## Exercise
Begin with the first line below and retype each line exactly through the line containing "gauge_high = [30, 60, 3000]". Any pictures are to be left out.

## Rows from a dataset of charts and code
:::
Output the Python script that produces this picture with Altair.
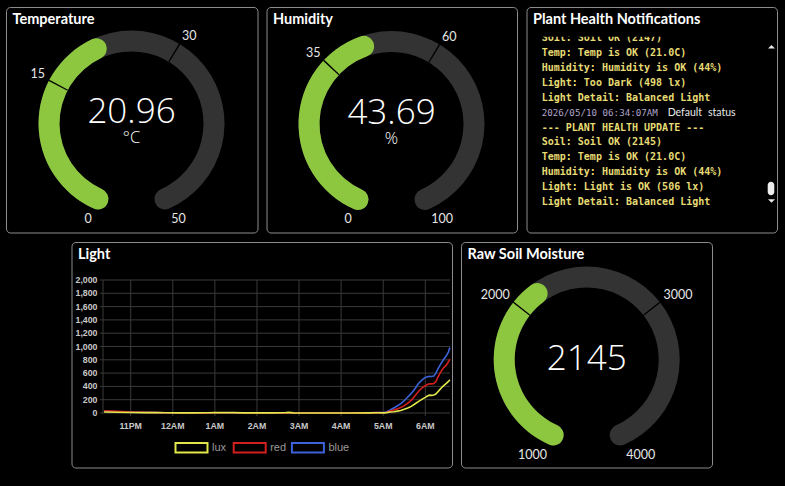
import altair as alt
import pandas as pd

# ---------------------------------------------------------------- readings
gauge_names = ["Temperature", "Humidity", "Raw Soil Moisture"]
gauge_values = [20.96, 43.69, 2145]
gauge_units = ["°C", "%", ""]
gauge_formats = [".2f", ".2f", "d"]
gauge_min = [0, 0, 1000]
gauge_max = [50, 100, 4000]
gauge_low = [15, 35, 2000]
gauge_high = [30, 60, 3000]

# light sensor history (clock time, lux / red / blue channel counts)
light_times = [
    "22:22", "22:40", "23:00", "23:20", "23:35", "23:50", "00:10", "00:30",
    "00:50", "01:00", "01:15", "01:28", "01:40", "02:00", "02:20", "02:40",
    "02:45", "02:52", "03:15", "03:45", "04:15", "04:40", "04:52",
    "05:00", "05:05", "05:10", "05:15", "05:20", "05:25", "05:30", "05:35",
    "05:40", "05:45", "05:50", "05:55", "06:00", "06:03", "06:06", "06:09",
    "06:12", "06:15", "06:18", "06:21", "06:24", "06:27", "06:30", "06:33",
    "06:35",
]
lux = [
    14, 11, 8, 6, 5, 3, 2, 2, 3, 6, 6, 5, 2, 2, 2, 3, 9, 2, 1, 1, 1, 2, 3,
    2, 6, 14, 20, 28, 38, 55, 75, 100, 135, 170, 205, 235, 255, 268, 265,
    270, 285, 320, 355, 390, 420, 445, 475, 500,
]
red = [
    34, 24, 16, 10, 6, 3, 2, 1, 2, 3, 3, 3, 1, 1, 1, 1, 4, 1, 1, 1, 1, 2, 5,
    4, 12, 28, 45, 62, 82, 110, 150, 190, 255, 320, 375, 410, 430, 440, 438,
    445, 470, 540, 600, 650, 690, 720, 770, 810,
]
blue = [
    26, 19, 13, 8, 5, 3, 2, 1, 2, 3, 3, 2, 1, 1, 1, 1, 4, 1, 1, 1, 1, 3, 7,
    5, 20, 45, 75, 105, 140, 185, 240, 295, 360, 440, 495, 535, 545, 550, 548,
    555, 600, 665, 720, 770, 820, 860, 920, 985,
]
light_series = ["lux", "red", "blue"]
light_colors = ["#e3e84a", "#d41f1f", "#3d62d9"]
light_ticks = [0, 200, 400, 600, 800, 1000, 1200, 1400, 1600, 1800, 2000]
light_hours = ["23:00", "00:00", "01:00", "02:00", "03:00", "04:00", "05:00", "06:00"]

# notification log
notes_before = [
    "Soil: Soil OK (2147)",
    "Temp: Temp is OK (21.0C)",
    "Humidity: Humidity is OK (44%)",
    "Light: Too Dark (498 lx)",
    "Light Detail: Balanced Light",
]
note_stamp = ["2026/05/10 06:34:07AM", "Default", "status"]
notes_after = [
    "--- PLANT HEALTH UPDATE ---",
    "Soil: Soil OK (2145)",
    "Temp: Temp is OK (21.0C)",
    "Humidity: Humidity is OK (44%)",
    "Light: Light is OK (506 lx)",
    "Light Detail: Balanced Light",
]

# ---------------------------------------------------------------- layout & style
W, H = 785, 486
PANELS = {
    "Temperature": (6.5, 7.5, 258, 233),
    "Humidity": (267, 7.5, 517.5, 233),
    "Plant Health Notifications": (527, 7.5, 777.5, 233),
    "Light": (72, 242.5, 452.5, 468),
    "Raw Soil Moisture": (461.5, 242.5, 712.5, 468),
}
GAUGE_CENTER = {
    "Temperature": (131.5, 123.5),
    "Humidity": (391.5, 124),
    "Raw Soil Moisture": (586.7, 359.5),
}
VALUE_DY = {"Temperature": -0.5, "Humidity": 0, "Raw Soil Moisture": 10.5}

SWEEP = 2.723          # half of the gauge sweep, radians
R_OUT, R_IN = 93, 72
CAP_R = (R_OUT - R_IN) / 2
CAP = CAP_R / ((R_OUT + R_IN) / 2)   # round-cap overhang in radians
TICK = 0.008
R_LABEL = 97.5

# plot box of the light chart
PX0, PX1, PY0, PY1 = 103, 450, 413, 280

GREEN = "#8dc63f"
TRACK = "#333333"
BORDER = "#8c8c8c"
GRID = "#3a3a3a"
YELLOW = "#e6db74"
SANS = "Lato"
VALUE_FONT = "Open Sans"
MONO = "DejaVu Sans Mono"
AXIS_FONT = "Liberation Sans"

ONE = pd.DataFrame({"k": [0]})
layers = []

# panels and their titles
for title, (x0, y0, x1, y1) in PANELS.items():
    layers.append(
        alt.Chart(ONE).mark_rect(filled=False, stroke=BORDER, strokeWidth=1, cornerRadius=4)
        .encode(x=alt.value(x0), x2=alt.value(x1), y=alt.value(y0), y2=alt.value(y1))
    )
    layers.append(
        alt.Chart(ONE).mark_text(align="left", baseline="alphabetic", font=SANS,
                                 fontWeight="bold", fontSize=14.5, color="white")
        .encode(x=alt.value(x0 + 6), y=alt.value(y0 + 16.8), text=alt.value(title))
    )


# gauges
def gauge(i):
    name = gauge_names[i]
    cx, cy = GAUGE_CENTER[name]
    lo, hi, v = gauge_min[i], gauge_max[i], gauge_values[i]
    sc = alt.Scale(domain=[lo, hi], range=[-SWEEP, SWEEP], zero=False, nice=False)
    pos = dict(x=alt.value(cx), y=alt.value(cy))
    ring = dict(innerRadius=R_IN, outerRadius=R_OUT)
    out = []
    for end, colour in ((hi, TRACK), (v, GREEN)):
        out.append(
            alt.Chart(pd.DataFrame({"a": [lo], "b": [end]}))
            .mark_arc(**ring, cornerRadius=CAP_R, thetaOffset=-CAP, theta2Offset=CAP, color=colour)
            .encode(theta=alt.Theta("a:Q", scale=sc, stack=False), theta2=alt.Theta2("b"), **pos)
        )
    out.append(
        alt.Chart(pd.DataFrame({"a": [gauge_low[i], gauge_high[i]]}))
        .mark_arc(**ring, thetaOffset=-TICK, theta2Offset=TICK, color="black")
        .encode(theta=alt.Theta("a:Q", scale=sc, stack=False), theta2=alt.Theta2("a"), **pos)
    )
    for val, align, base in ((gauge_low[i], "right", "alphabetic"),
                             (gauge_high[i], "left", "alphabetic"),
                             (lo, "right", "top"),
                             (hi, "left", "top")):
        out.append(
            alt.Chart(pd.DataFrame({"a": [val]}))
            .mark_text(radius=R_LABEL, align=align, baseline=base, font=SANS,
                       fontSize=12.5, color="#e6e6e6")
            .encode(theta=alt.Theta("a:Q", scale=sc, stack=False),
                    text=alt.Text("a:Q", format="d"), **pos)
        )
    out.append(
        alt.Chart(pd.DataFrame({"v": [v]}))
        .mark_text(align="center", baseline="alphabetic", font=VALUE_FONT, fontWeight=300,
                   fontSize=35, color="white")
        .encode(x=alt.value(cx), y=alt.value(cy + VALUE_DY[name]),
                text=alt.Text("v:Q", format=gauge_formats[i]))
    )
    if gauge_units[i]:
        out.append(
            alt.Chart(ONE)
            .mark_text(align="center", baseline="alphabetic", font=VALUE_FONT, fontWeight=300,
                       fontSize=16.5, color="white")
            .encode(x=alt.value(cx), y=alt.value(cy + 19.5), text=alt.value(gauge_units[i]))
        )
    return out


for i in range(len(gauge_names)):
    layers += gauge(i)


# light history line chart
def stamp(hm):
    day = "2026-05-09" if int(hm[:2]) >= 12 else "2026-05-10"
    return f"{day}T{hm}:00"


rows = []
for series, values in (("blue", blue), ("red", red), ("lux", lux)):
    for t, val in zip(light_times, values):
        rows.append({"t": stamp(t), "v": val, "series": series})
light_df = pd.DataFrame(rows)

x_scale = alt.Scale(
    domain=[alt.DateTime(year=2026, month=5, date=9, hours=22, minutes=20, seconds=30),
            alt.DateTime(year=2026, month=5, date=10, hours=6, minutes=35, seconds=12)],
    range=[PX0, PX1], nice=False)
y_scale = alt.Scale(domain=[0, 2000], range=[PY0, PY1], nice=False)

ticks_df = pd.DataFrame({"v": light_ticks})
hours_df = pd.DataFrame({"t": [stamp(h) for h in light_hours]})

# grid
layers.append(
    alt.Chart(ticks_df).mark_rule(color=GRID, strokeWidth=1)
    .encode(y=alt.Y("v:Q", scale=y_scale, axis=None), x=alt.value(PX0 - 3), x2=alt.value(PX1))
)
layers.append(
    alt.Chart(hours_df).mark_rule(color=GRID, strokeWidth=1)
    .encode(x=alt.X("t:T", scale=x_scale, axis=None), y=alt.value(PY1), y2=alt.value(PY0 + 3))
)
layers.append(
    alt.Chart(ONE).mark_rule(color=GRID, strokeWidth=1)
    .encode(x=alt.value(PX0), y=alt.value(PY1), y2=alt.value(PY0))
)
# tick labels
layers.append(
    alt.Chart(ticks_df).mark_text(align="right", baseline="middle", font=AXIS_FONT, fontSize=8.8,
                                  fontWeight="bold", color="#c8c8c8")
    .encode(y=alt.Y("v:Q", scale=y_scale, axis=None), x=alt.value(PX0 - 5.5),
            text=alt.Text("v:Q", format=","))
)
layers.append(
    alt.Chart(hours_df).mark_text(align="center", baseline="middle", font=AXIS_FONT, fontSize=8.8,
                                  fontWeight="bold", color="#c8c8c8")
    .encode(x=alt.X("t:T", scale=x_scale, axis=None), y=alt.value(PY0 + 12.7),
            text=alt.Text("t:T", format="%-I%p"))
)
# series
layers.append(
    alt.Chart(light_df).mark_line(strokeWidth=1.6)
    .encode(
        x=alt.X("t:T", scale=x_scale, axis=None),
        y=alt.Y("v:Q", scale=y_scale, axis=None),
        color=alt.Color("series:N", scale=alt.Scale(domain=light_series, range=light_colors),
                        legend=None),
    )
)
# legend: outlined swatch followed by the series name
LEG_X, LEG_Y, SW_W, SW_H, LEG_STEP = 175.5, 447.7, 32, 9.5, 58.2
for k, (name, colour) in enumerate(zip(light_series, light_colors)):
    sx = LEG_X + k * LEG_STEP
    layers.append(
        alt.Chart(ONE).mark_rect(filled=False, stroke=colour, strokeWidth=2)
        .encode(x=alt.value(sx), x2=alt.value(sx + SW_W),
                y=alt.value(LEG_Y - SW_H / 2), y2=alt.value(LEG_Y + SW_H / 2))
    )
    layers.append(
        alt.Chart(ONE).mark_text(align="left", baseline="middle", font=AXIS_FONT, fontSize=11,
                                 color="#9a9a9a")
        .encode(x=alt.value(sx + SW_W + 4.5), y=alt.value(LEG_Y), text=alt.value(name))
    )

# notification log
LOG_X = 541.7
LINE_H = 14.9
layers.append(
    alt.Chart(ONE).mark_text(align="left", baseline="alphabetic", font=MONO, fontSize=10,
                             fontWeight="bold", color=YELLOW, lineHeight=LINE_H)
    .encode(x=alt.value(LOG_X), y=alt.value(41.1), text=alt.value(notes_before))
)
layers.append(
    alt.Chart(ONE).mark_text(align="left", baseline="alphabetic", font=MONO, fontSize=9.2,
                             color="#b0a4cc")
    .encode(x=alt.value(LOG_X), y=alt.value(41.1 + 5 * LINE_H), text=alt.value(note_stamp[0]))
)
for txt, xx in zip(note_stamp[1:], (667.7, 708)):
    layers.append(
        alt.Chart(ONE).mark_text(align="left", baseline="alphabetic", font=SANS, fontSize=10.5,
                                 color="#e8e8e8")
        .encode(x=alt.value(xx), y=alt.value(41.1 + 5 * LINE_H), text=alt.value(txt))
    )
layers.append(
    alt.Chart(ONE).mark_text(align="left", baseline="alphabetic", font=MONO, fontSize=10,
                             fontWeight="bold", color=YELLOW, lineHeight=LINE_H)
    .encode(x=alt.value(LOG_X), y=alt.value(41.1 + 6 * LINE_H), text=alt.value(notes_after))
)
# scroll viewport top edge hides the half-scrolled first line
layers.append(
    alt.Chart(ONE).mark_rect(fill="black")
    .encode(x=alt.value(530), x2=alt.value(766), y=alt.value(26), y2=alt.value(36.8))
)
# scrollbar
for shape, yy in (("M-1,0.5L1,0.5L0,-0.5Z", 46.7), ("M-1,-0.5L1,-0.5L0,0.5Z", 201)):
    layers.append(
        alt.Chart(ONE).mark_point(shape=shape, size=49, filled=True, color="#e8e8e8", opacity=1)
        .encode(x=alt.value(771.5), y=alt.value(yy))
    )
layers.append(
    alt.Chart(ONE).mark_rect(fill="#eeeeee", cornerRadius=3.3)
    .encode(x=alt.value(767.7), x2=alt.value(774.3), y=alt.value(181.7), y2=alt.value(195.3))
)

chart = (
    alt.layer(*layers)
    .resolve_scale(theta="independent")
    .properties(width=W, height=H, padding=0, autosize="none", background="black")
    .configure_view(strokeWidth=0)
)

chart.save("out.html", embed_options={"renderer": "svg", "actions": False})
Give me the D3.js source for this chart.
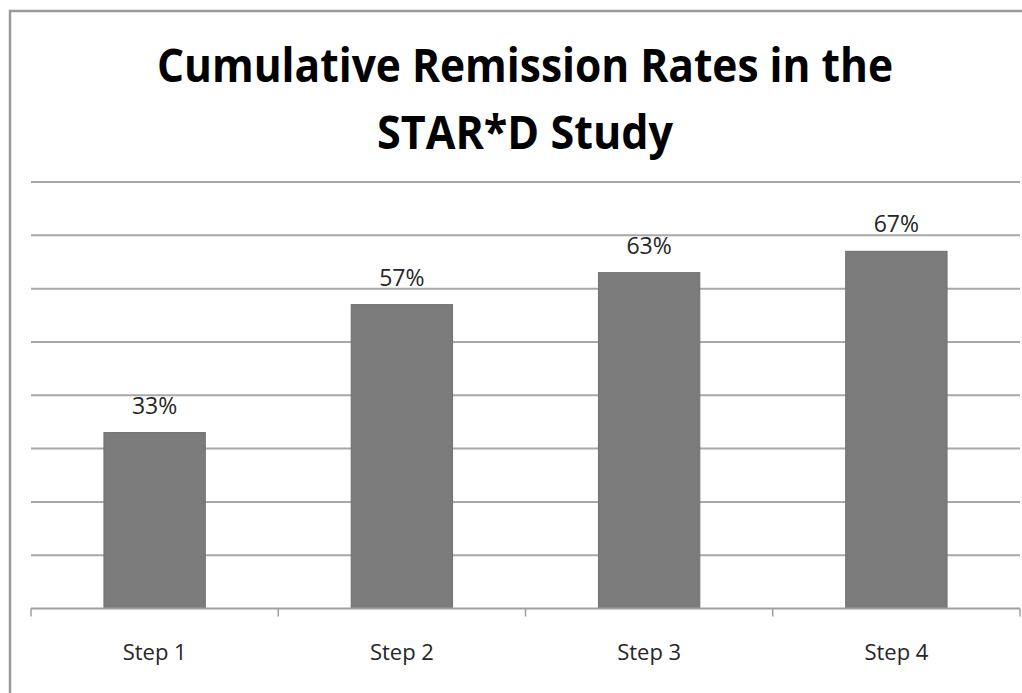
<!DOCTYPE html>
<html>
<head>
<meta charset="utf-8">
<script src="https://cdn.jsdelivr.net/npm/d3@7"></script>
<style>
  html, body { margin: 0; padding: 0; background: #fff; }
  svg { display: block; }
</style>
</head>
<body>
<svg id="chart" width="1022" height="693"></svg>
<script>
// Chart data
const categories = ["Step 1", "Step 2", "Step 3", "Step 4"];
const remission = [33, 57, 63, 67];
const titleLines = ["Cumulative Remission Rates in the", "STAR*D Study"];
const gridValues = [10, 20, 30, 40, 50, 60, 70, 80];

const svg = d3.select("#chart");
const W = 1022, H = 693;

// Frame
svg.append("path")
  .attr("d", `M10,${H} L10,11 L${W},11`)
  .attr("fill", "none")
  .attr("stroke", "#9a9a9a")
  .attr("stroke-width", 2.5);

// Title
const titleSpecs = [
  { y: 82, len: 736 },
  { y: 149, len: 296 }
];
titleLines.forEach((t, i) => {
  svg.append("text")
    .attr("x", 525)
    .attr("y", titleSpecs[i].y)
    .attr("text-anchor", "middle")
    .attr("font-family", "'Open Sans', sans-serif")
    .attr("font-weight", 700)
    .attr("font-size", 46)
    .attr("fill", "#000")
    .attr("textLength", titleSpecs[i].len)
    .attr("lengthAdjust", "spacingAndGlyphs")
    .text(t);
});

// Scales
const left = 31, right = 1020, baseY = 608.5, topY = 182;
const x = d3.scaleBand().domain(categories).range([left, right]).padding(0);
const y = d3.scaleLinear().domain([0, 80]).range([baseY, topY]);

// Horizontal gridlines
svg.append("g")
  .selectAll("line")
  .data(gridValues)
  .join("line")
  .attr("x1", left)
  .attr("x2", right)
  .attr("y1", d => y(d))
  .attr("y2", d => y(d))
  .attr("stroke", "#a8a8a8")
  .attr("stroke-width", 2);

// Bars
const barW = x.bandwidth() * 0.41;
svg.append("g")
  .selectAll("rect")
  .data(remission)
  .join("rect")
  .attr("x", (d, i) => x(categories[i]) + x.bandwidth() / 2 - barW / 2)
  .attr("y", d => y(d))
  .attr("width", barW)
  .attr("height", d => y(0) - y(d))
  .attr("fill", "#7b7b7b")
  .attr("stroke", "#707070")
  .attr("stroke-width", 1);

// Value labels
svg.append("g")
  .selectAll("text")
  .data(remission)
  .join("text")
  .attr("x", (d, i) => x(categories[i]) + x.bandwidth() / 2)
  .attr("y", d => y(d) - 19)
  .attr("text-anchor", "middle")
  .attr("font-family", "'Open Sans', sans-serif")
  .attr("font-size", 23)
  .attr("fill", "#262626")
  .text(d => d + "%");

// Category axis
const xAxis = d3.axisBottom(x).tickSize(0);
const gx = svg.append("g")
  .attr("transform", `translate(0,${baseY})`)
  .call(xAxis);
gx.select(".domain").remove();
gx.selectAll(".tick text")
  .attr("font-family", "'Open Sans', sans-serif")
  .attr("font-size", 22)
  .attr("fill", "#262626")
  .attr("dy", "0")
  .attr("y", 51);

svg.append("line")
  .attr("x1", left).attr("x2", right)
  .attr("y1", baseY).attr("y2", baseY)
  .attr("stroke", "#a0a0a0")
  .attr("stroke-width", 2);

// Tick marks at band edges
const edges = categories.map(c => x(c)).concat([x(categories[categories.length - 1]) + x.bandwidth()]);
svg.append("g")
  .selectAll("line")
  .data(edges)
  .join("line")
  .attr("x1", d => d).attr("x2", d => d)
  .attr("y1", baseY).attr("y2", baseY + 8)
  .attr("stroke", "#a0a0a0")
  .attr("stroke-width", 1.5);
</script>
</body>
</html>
:::
## Output of the task
Output the Python script that produces this picture with Altair.
import altair as alt
import pandas as pd

# ---------------------------------------------------------------- readings
gauge_names = ["Temperature", "Humidity", "Raw Soil Moisture"]
gauge_values = [20.96, 43.69, 2145]
gauge_units = ["°C", "%", ""]
gauge_formats = [".2f", ".2f", "d"]
gauge_min = [0, 0, 1000]
gauge_max = [50, 100, 4000]
gauge_low = [15, 35, 2000]
gauge_high = [30, 60, 3000]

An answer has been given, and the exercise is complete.